Background: Public health surveillance has traditionally relied on manual processes including paper-based reporting by clinicians. The introduction of electronic laboratory reporting increased the efficiency and completeness of infectious disease surveillance but clinical and risk factor data are often still collected manually. The use of electronic health records (EHR) has significant promise to enrich surveillance by collecting these data automatically and by expanding surveillance to chronic diseases (e.g., diabetes, hypertension, obesity). However, the extent of the use of EHRs for public surveillance is not well studied.

Evidence Acquisition: The peer-reviewed medical literature was searched for descriptions of the use of EHRs for public health surveillance.

Evidence Synthesis: This literature is very limited. The largest body of work describes the experience of the Electronic Medical Record Support for Public Health system (ESPnet) currently being used in Massachusetts, Ohio, and Texas. It shows both the potential and challenges of using EHRs for surveillance.

Discussion: Routine incorporation of EHR data into surveillance provides a unique opportunity to expand the breadth, quality, and efficiency of surveillance efforts. However, more research is needed to document the potential benefits and limitations of EHRs.

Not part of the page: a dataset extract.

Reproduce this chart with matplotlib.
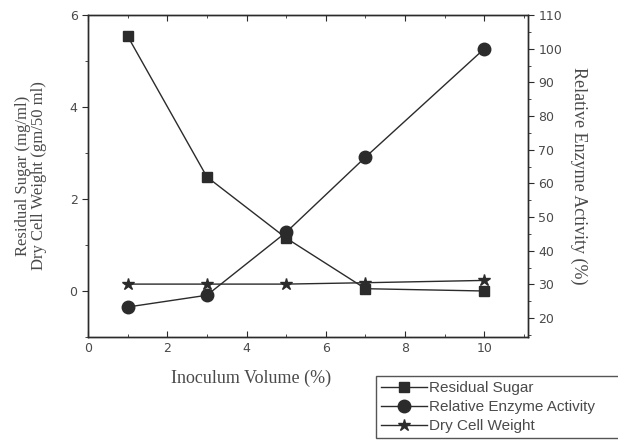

Implications: Surveillance practitioners should work with health systems and EHR vendors to explore the use of EHRs. Policymakers should increase financial support for EHR-based surveillance by building requirements into Meaningful Use and other initiatives. In addition, clinical medicine and public health should work together to develop meaningful surveillance measures that can simultaneously improve the care of individuals and populations.